Warga Kota Jambi khususnya, umumnya masyarakat bangsa Indonesia,
sudah berpengalaman dan cerdas dalam berpolitik, berdemokrasi. Kita
telah terlatih untuk memilah dan memilih mana yang baik bagi bangsa dan
negara kita, mana yang tidak. Kita juga telah memiliki pengalaman
kebangsaan yang mumpuni untuk sedapat mungkin memilih pemimpin, baik
lokal maupun nasional, yang tidak sekedar menjanjikan perubahan dan
kebangkitan yang cepat, namun nyata-nyata belum atau tidak teruji sama
sekali.

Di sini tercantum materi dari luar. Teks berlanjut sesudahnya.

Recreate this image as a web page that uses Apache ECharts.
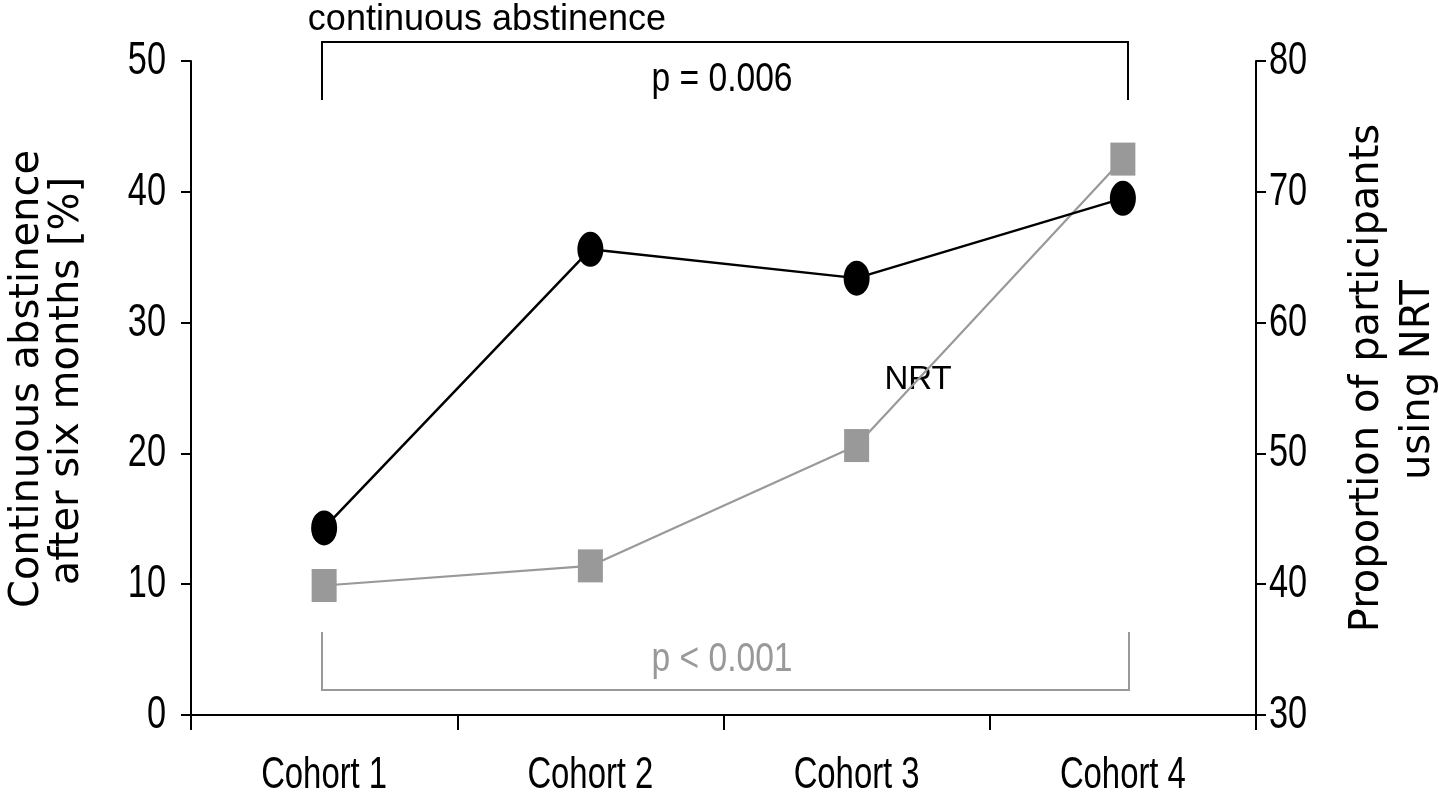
<!DOCTYPE html>
<html lang="en">
<head>
    <meta charset="UTF-8">
    <title>Continuous abstinence and NRT use</title>
    <style>
        html, body { margin: 0; padding: 0; background: #fff; }
    </style>
</head>
<body>
<div id="main" style="width: 1439px;height: 799px"></div>
<script src="https://cdn.jsdelivr.net/npm/echarts@6/dist/echarts.min.js"></script>
<script>
    var categories = ['Cohort 1', 'Cohort 2', 'Cohort 3', 'Cohort 4'];
    // left axis, % abstinent after six months
    var abstinence = [14.3, 35.6, 33.4, 39.5];
    // right axis, % of participants using NRT
    var nrtUse = [39.9, 41.4, 50.6, 72.5];
    var leftTickLabels = [0, 10, 20, 30, 40, 50];
    var rightTickLabels = [30, 40, 50, 60, 70, 80];

    var plain = '"Liberation Sans", Arial, sans-serif';
    var wide = '"DejaVu Sans", sans-serif';
    var grey = '#999999';
    var squeeze = 0.73;   // the original uses a condensed face

    var myChart = echarts.init(document.getElementById('main'));

    var option = {
        animation: false,
        grid: {
            left: 191,
            right: 183,
            top: 61,
            bottom: 84
        },
        xAxis: {
            type: 'category',
            data: categories,
            boundaryGap: true,
            axisLine: {lineStyle: {color: '#000', width: 2}},
            axisTick: {show: true, length: 15, interval: 0, lineStyle: {color: '#000', width: 2}},
            axisLabel: {show: false}
        },
        yAxis: [
            {
                type: 'value',
                min: leftTickLabels[0],
                max: leftTickLabels[leftTickLabels.length - 1],
                interval: 10,
                splitLine: {show: false},
                axisLine: {show: true, lineStyle: {color: '#000', width: 2}},
                axisTick: {show: true, length: 10, lineStyle: {color: '#000', width: 2}},
                axisLabel: {show: false}
            },
            {
                type: 'value',
                position: 'right',
                min: rightTickLabels[0],
                max: rightTickLabels[rightTickLabels.length - 1],
                interval: 10,
                splitLine: {show: false},
                axisLine: {show: true, lineStyle: {color: '#000', width: 2}},
                axisTick: {show: true, length: 10, lineStyle: {color: '#000', width: 2}},
                axisLabel: {show: false}
            }
        ],
        series: [
            {
                name: 'NRT',
                type: 'line',
                yAxisIndex: 1,
                data: nrtUse,
                symbol: 'rect',
                symbolSize: [25, 33],
                lineStyle: {color: grey, width: 2.2},
                itemStyle: {color: grey},
                z: 2
            },
            {
                name: 'Continuous abstinence',
                type: 'line',
                yAxisIndex: 0,
                data: abstinence,
                symbol: 'circle',
                symbolSize: [26, 35],
                lineStyle: {color: '#000', width: 2.5},
                itemStyle: {color: '#000'},
                z: 3
            }
        ]
    };

    myChart.setOption(option);

    function squeezedText(x, y, text, size, align, color, sx) {
        return {
            type: 'text', x: x, y: y, scaleX: sx || squeeze,
            style: {text: text, fontSize: size, fontFamily: plain, fill: color || '#000', align: align, verticalAlign: 'middle'}
        };
    }

    var graphics = [
        // axis titles
        {type: 'text', x: 28, y: 379, rotation: Math.PI / 2,
            style: {text: 'Continuous abstinence', fontSize: 40, fontFamily: wide, fill: '#000', align: 'center', verticalAlign: 'middle'}},
        {type: 'text', x: 68, y: 381, rotation: Math.PI / 2,
            style: {text: 'after six months [%]', fontSize: 40, fontFamily: wide, fill: '#000', align: 'center', verticalAlign: 'middle'}},
        {type: 'text', x: 1368, y: 378, rotation: Math.PI / 2,
            style: {text: 'Proportion of participants', fontSize: 40, fontFamily: wide, fill: '#000', align: 'center', verticalAlign: 'middle'}},
        {type: 'text', x: 1419, y: 380, rotation: Math.PI / 2,
            style: {text: 'using NRT', fontSize: 40, fontFamily: wide, fill: '#000', align: 'center', verticalAlign: 'middle'}},
        // significance brackets
        {type: 'polyline', shape: {points: [[322, 100], [322, 42], [1128, 42], [1128, 100]]},
            style: {stroke: '#000', lineWidth: 2, fill: null}},
        {type: 'polyline', shape: {points: [[322, 632], [322, 690], [1129, 690], [1129, 632]]},
            style: {stroke: grey, lineWidth: 2, fill: null}},
        {type: 'text', x: 487, y: 20,
            style: {text: 'continuous abstinence', fontSize: 36, fontFamily: plain, fill: '#000', align: 'center', verticalAlign: 'middle'}},
        squeezedText(722, 80, 'p = 0.006', 40, 'center', '#000', 0.84),
        squeezedText(722, 660, 'p < 0.001', 40, 'center', grey, 0.84),
        {type: 'text', x: 918, y: 380,
            style: {text: 'NRT', fontSize: 33, fontFamily: plain, fill: '#000', align: 'center', verticalAlign: 'middle'}}
    ];

    // tick labels, placed through the axes
    leftTickLabels.forEach(function (v) {
        var p = myChart.convertToPixel({yAxisIndex: 0}, v);
        graphics.push(squeezedText(166, p, String(v), 47, 'right'));
    });
    rightTickLabels.forEach(function (v) {
        var p = myChart.convertToPixel({yAxisIndex: 1}, v);
        graphics.push(squeezedText(1269, p, String(v), 47, 'left'));
    });
    categories.forEach(function (c) {
        var p = myChart.convertToPixel({xAxisIndex: 0}, c);
        graphics.push(squeezedText(p, 776, c, 45, 'center'));
    });

    myChart.setOption({graphic: graphics});
</script>
</body>
</html>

Kita butuh pemimpin yang berpengalaman, dan jauh lebih penting,
pemimpin yang sudah mengenal persoalan kota ini dengan baik, sehingga ia
tak akan lagi coba-coba saat melakukan program apapun untuk
sebesar-besarnya kesejahteraan rakyat.
Dari semua yang telah diuraikan itu, rasanya tak ada lagi alasan bagi
warga Kota Jambi untuk tidak memberikan kesempatan lebih banyak, dan
posisi yang lebih tepat bagi Sum Indra untuk membuktikan integritasnya,
menepis semua dugaan negatif pihak-pihak yang ingin menjatuhkannya, dan
membawa Kota Jambi ini berprestasi di tingkat lokal, regional, nasional
bahkan hingga kancah internasional. Namun demikian, semoga prinsip
hidupnya selama ini tetap dipegang teguh bahwa; untuk menjadi seorang
pahlawan tidak melulu perlu tanda jasa, seperti yang telah Sum Indra
lakukan selama ini. Semoga demikian adanya.